Confession time… I have a love-hate relationship with blogging…
I’m obviously working my ass off in a highly-coveted industry that fuels me, but it’s also something that often leaves me wondering if I’d be better off elsewhere at times. From personal experience, I know the facade simulates the dream… Travel! Free makeup! Fashion shows! Beautiful Hotels! And delicious food! BUT the sacrifices that come alongside those perks are often what you don’t see – and what nobody talks about. Since I’m all about pulling back the curtains on this extremely undisclosed industry, welcome to the dark side of blogging.
It’s a lonely path…
I rarely leave my desk or home these days – not by obligation but by routine. That also means the closest human connection I get in real life on a regular basis is through my kids. V exciting. Not only that, but no one understands me from being on the phone all the time to snapping photos on the daily and sharing meaningless rambles on the Internet. I’m not referring to the “I have no friends” kind of loneliness, but the no one understands me type thing. Then come the holiday season and I realize how much I actually kind of miss potluck and Secret Santa 🙂
Everything is super last minute…
I’m a planner by nature, which you can probably tell because of how much I talk about goals and vision. Anyway, this industry often pisses me off because projects always come through OR fall out at the last minute. You just never know and you always have to be prepared. Last month, I was asked to fly to NYC for an influencer shoot within a 48 hours notice. That didn’t happen… Then this month, my first pitch was accepted only to flop at the last minute. The good news is something ended up coming through. But my point is, you can never be so sure or get too excited about anything in the business of blogging.
The competition can both drive & kill you…
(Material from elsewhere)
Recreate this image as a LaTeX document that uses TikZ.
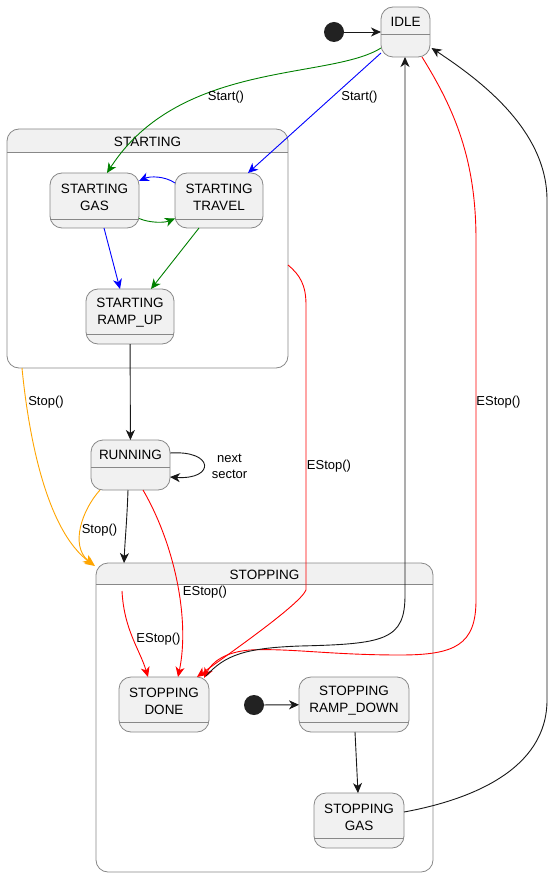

When you’re exposed to the blogging industry, you’ll meets tons of different bloggers. There’s always that one blogger who has their shit together – and they drive you to do more. They’re kind, business-minded, intelligent, and extremely motivated, so it’s like you have to work harder or stay behind. Then, you’ll meet the one who’s got it going for them but they’re snobby and/or shady; life suddenly feels so unfair because how do such individuals get so far without being kind (or real)? Think Mean Girls in real life.
Stress lurks up on you when you least expect it…
I recently left for a quick getaway (hence beautiful mountain photos) because work was beginning to feel oppressive. The need to be “on” all the time can drive you mad – and you don’t realize it until you’re already mad. I output so much that it sometimes doesn’t even feel creative. So much of the same type of work comes through simultaneously that I get stuck trying to make something fresh. And when much of my work is reliant on someone else, it’s extremely disappointing when there’s no sense of urgency… My unfortunate habit of worrying, stressing til the wee hours, and then calming down often leave me with restless nights that come crashing down two weeks later. Any other bloggers relate?
You just never know with blogging. One day you’ll have a job and next day you won’t. Are you ready for that kind of volatility? What are your thoughts on the dark side of blogging?